О бережном отношении к духовным и нравственным ценностям сельщины, ее поэзии и красоте, ее трудовой нравственности — повесть «Шумит луговая овсяница», рассказы «За долами, за лесами», «И уплывают пароходы, и остаются берега», «В чистом поле за проселком», «Пятый день осенней выставки» и многое другое, написанное Носовым. Писателем созданы поэтические народные характеры — «соломенной» вдовы Анфиски, волшебницы и ворожеи, влюбленной в природу, и председателя колхоза коммуниста Чепурина, о котором Анфиса говорит: «вот и городской, а какой-то ты наш...» («Шумит луговая овсяница»); онежского крестьянина Савони с его неизбывной красотой и расположением к людям («И уплывают пароходы, и остаются берега»); деда Михайлы, бабки Евдокии, Верушки-сорожки с братцем Митькой, населяющих сказочный мир лесной вологодской деревни, «мир полузабытых сказок детства» (новелла «За долами, за лесами»).

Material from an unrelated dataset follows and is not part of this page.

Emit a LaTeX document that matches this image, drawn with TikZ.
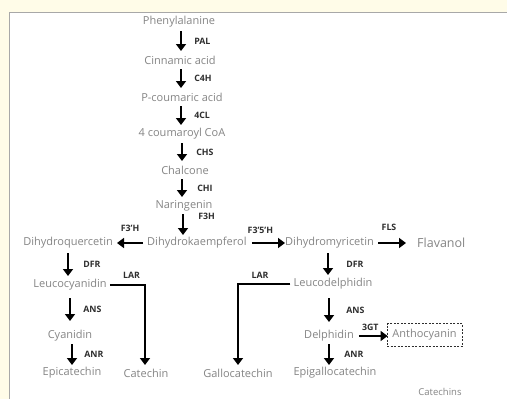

Природа у Е. Носова, как и у В. Астафьева или В. Белова, помогает глубже постигать людей, живущих с ней в мире и согласии, ощутить всю природность, естественность их быта, и отсюда — чистоту жизни и нравственности. Так, старый Савоня в рассказе «И уплывают пароходы, и остаются берега», как и Иван Африканович в «Привычном деле» В. Белова, «не умел отделять себя от бытия земли и воды, дождей и лесов, туманов и солнца, не ставил себя около и не возвышал над, а жил в простом, естественном и нераздельном слиянии с этим миром». Мотив этот — причастности ко всему живому, слияния с естеством природы как основы цельности народной нравственности, чистоты, незамутненности человеческой души принадлежит не только Носову, он сегодня общий для многих писателей.